## Objective
Return only those lines from the line containing "Write a Python" to the line containing "import plotly.graph_objects as go", both included, and please omit the pictures.
— Begin Data to process —
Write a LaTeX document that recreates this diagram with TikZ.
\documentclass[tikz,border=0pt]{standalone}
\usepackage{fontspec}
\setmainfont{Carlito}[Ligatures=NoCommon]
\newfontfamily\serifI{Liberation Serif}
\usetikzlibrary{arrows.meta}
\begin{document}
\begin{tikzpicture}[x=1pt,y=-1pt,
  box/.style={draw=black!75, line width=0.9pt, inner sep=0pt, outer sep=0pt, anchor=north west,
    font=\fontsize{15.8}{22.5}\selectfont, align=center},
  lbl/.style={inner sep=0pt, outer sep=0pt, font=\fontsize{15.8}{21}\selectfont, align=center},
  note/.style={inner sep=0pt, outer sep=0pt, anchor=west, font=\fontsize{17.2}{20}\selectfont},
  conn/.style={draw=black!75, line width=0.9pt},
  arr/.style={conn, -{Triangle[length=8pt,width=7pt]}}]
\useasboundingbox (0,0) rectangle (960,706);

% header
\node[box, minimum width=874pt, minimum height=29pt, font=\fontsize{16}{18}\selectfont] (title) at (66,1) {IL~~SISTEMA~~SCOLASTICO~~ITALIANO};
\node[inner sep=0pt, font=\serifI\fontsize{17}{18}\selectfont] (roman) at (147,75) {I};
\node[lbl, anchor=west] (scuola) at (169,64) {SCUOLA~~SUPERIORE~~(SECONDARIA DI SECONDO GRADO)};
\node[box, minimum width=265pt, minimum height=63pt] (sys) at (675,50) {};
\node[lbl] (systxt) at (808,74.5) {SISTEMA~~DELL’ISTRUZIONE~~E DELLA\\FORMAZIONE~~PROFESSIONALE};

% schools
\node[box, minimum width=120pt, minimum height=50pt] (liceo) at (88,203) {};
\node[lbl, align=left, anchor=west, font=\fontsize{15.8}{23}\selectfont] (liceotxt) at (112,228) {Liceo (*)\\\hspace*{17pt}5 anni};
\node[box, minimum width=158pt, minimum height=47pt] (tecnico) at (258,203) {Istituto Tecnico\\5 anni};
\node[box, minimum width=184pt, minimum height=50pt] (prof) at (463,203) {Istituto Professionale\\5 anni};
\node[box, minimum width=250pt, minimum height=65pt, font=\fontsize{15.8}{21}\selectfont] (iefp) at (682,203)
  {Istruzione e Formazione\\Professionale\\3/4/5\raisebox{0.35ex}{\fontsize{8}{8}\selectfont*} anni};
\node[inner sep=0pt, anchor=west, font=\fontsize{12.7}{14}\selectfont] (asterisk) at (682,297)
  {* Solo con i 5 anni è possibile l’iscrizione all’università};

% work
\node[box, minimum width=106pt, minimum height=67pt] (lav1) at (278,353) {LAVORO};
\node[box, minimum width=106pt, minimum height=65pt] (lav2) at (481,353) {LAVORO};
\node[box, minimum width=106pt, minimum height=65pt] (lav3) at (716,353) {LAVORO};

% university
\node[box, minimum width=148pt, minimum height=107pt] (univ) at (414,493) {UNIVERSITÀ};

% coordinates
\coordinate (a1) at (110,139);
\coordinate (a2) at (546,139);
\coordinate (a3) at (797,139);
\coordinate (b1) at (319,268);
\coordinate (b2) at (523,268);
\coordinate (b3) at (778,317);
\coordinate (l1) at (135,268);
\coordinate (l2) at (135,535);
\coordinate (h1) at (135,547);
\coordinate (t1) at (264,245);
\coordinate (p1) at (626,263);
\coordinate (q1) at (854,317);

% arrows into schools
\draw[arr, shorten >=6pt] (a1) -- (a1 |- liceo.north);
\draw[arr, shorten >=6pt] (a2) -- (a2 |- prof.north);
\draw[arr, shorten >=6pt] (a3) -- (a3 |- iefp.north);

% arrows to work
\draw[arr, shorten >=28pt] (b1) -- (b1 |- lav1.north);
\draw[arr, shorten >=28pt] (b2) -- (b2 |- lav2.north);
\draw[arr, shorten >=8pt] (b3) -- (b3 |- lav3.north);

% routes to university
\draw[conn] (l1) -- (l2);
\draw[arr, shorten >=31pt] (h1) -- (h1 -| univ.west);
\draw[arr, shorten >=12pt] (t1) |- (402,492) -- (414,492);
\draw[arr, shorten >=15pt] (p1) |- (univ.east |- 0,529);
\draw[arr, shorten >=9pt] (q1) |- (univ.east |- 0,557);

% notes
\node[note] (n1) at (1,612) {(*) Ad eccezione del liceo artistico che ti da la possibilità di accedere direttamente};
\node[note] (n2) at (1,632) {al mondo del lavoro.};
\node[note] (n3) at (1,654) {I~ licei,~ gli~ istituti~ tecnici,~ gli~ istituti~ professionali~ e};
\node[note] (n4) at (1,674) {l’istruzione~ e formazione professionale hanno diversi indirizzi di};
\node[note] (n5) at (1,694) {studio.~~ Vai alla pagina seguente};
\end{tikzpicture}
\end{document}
— End Data to process —
— Begin Data to process —
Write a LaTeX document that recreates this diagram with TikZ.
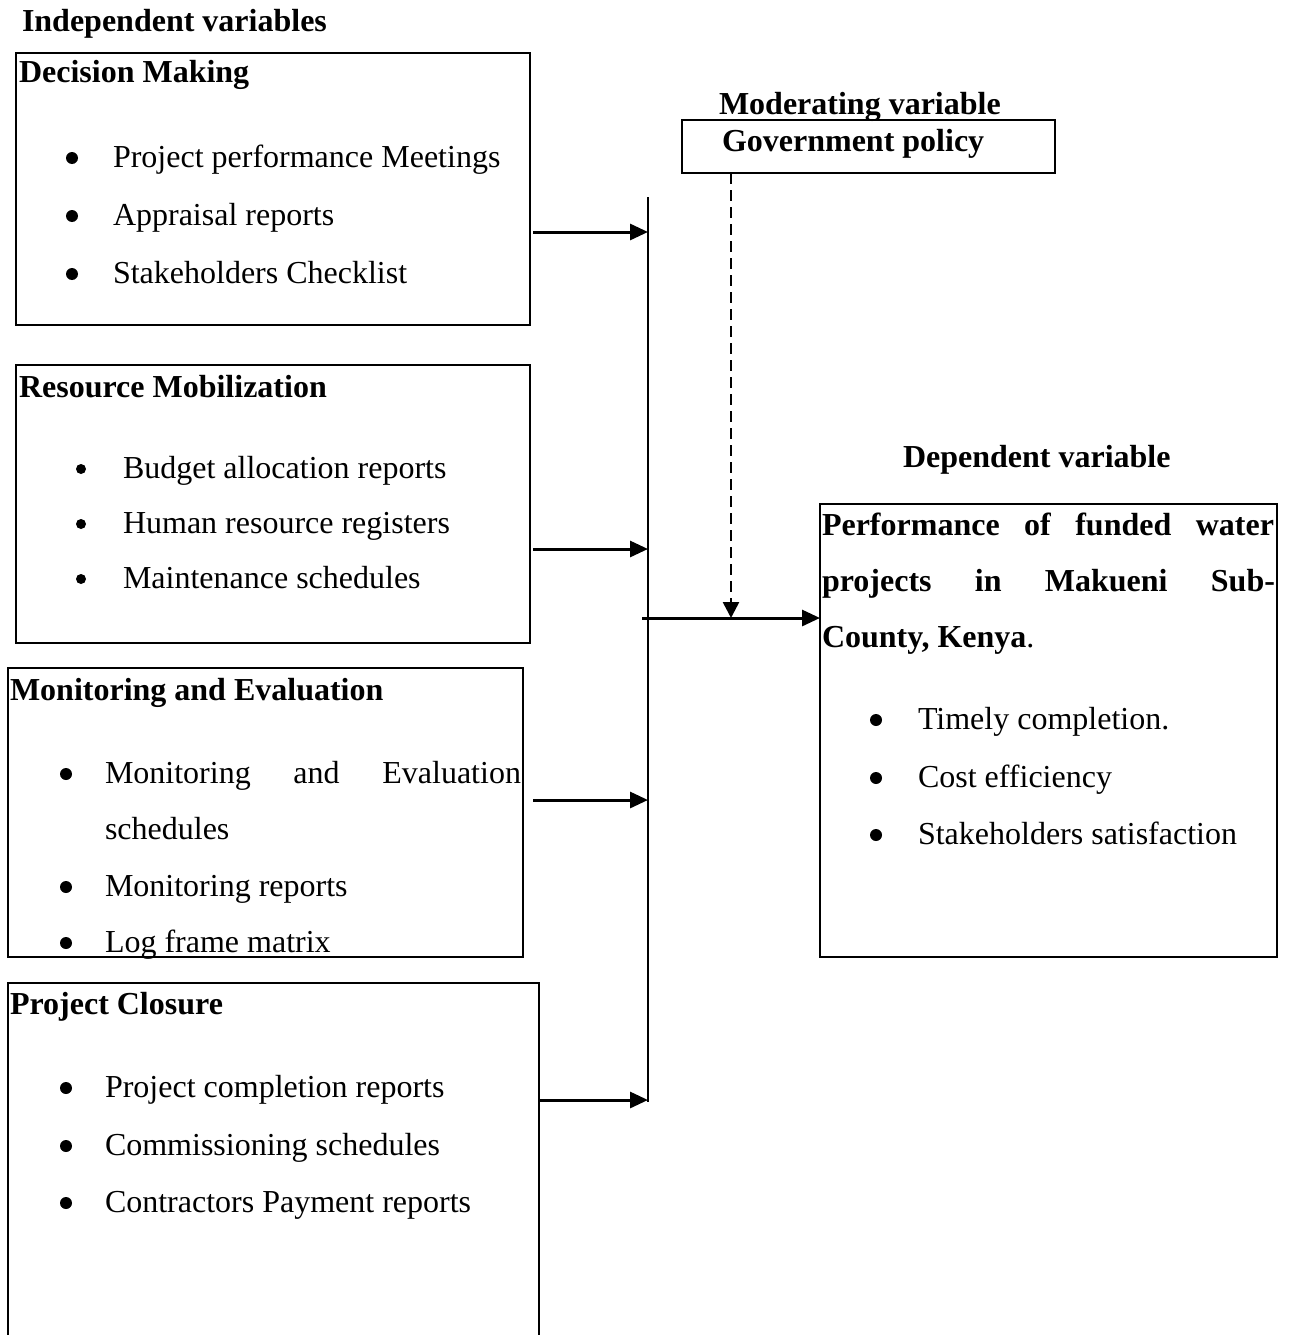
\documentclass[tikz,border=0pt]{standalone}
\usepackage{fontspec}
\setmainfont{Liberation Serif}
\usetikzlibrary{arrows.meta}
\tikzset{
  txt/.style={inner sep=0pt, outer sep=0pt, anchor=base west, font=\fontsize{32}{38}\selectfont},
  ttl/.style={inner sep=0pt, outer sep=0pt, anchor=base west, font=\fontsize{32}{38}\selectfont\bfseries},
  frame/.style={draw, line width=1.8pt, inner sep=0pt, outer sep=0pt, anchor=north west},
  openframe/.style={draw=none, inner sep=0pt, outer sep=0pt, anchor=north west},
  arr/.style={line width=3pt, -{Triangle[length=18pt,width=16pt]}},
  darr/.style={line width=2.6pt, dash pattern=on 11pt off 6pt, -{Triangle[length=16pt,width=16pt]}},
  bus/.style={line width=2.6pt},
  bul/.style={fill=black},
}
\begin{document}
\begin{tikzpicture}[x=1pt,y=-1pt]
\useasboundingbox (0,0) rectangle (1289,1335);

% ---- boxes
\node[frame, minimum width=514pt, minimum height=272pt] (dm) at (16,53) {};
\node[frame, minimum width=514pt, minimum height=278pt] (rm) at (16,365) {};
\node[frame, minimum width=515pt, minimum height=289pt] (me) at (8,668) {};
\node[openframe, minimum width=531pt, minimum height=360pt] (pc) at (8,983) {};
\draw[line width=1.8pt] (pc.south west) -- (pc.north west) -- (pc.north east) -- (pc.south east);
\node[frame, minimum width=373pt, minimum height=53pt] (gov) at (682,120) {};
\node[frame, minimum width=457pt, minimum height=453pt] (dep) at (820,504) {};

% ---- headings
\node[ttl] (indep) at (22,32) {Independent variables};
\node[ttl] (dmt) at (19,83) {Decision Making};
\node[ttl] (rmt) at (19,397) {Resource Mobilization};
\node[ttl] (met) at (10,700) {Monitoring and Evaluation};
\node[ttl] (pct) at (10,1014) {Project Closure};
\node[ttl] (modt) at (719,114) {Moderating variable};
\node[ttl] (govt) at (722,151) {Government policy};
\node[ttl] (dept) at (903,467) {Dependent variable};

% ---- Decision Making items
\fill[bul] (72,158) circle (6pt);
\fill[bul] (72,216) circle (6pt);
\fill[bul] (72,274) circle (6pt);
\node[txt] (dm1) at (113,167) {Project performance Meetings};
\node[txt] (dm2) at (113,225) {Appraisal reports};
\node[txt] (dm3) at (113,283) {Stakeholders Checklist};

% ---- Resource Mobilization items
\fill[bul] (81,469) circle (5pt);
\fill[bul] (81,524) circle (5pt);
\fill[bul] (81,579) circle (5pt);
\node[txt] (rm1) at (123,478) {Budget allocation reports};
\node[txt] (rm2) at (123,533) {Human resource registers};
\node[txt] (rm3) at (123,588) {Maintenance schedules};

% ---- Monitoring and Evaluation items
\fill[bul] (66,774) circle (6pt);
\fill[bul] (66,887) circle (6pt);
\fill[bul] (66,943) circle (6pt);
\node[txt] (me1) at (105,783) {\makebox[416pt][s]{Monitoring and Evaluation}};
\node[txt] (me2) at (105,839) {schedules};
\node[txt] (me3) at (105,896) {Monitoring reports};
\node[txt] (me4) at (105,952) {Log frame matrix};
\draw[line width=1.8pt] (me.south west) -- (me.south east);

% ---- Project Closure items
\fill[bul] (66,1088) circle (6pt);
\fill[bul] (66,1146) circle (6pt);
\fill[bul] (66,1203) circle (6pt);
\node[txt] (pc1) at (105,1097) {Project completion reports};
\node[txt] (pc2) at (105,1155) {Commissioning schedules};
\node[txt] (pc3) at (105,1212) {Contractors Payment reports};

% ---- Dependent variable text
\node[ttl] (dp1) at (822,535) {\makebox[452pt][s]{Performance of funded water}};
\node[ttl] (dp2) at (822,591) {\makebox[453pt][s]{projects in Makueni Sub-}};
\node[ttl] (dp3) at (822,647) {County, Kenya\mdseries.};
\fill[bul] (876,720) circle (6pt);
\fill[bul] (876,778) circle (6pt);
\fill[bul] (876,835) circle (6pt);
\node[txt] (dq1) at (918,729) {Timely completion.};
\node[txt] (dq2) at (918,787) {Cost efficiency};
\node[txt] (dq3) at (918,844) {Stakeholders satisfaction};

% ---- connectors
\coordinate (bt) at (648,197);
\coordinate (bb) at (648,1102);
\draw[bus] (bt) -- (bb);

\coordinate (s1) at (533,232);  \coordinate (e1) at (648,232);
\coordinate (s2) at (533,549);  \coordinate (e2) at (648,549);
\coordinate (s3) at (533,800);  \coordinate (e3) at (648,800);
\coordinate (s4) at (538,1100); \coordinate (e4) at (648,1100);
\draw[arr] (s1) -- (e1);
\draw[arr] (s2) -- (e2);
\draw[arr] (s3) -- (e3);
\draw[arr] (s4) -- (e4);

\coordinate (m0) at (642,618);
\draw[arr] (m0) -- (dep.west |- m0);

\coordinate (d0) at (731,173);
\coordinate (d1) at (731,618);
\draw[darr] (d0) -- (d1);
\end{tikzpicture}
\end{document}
— End Data to process —
— Begin Data to process —
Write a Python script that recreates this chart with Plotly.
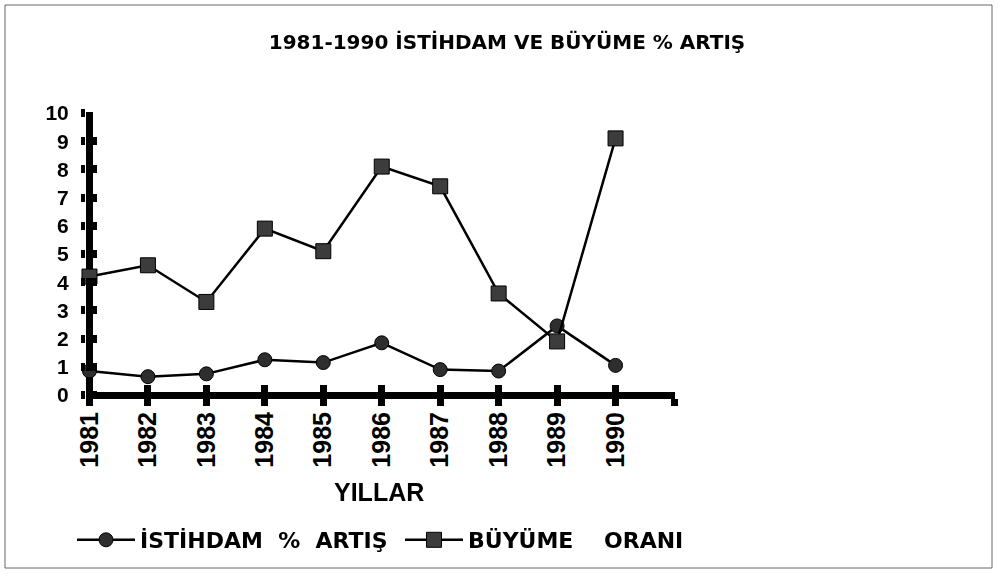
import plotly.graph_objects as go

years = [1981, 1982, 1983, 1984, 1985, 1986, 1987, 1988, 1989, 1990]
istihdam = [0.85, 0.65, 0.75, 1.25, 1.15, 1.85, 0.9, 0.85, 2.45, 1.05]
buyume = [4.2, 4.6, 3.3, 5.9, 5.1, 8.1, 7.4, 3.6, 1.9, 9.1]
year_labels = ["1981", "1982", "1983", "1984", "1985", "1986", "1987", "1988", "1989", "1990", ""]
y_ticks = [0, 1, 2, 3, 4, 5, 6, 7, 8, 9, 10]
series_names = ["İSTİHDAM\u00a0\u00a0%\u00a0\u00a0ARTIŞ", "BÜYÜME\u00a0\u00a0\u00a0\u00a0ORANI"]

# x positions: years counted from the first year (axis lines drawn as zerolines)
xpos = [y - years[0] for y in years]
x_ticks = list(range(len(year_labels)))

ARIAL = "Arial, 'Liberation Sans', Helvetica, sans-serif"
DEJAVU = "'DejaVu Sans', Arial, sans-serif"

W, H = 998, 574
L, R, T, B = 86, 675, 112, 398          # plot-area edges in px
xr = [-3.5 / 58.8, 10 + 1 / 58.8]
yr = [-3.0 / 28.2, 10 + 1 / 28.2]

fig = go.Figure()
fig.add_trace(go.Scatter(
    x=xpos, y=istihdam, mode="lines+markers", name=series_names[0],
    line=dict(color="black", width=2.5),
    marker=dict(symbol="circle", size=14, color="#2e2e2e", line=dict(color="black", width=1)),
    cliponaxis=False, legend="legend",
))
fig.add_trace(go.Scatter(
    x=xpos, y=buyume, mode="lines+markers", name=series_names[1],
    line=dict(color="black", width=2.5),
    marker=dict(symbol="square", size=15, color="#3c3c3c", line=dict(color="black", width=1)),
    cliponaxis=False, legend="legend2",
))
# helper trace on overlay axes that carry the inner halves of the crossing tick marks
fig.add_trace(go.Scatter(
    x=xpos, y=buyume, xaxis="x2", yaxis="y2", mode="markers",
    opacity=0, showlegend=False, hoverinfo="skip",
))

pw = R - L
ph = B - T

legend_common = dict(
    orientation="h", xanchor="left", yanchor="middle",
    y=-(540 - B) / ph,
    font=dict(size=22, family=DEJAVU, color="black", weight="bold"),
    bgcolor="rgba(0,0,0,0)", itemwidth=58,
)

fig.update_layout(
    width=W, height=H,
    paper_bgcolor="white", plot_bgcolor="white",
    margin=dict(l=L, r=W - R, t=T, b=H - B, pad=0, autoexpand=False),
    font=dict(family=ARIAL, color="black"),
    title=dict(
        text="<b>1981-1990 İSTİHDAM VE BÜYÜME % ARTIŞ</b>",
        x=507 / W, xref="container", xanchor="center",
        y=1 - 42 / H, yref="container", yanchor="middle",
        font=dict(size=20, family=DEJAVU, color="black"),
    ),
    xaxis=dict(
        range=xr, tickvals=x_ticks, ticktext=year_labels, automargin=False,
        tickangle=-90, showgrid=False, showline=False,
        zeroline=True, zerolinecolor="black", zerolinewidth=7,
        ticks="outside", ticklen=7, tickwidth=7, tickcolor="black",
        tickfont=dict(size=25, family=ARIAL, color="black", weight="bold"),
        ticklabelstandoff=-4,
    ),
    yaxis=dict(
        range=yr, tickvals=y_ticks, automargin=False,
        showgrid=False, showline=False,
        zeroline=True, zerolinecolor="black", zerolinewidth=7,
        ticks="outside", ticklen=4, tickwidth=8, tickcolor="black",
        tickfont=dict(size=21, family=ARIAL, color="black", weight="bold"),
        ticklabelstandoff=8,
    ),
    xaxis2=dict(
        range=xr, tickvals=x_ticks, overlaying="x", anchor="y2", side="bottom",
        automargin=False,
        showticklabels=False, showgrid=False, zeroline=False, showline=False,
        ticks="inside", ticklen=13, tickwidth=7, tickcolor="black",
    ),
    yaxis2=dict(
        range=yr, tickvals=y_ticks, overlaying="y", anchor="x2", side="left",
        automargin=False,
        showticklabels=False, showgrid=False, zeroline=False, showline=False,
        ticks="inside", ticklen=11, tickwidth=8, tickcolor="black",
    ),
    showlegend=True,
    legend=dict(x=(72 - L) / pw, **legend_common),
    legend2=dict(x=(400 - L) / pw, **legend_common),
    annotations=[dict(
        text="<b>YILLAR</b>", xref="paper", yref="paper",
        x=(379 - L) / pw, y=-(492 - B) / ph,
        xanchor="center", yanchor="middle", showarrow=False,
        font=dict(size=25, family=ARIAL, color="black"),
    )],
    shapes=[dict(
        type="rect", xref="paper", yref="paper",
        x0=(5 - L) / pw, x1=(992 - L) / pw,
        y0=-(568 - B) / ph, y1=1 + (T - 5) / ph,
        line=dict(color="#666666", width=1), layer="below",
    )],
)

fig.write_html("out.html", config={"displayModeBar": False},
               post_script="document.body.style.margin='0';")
— End Data to process —
## Exercise result
Write a Python script that recreates this chart with Plotly.
import plotly.graph_objects as go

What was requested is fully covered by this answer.